41-letnia Kate Hudson w rozmowie z "People" opowiedziała o tym, jak wychowuje swoje dzieci. Przyznała, że jest nieugięta w wielu kwestiach i stara się zdyscyplinować swoje dzieci.
Jestem surowa, ponieważ istnieją pewne zasady, których przestrzegania pilnuję. Nie negocjuję z dziećmi w pewnych kwestiach
- powiedziała. Dodała, że zasady, o których mowa pozwolą dzieciom dowiedzieć się, co jest dla nich dobre, a co złe, a zbudowanie takiej świadomości jest integralną częścią ich rozwoju.
Daję moim dzieciom dużo miejsca na popełnienie błędów
- wyjaśniła. Przyznała, że wychowanie dzieci tak, aby nie uciekały przed szczerą rozmową z mamą, bo to jest złym przykładem i może negatywnie wpłynąć na przyszłość pociech. Ale niektóre rzeczy są w jej domu "nie do zaakceptowania".
Nie toleruję kłamstw… Tych małych, czy wielkich
- powiedziała aktorka i wspomniała, że stara się zachować otwartą postawę wobec tego, jak jej dzieci czują się w kwestii rozmów na pewne tematy i że zaakceptuje sposób, w jaki uczą się radzić sobie ze swoimi uczuciami. Nie toleruje kłamstwa ani braku kultury. Aktorka oddziela to, do czego jej dzieci mają prawo, od tego, co powinny, a czego nie powinny robić.
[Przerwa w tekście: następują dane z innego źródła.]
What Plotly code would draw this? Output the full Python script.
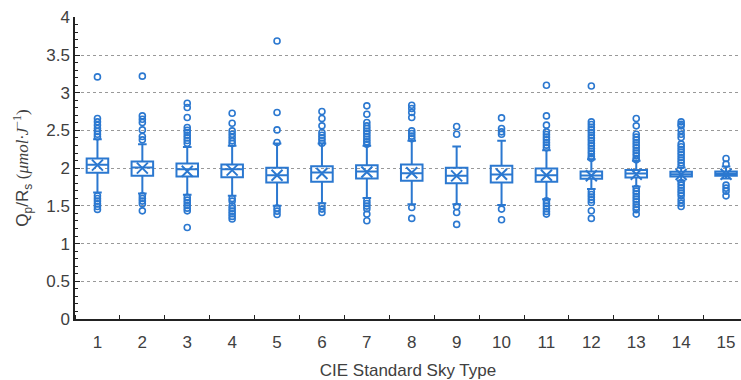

Jeśli chodzi o uczucia lub emocje dzieci, jestem bardzo otwarta na rozmowy
- wyznała Kate Hudson.
Kilka miesięcy temu Kate Hudson udostępniła na Instagramie selfie z córką. Aktorka zapozowała w sportowym stroju. Fani byli zachwyceni sylwetką gwiazdy. Zwrócili szczególną uwagę na jej brzuch. "Masz niesamowitą sylwetkę. Piękna i zgrabna" - pisali w komentarzach.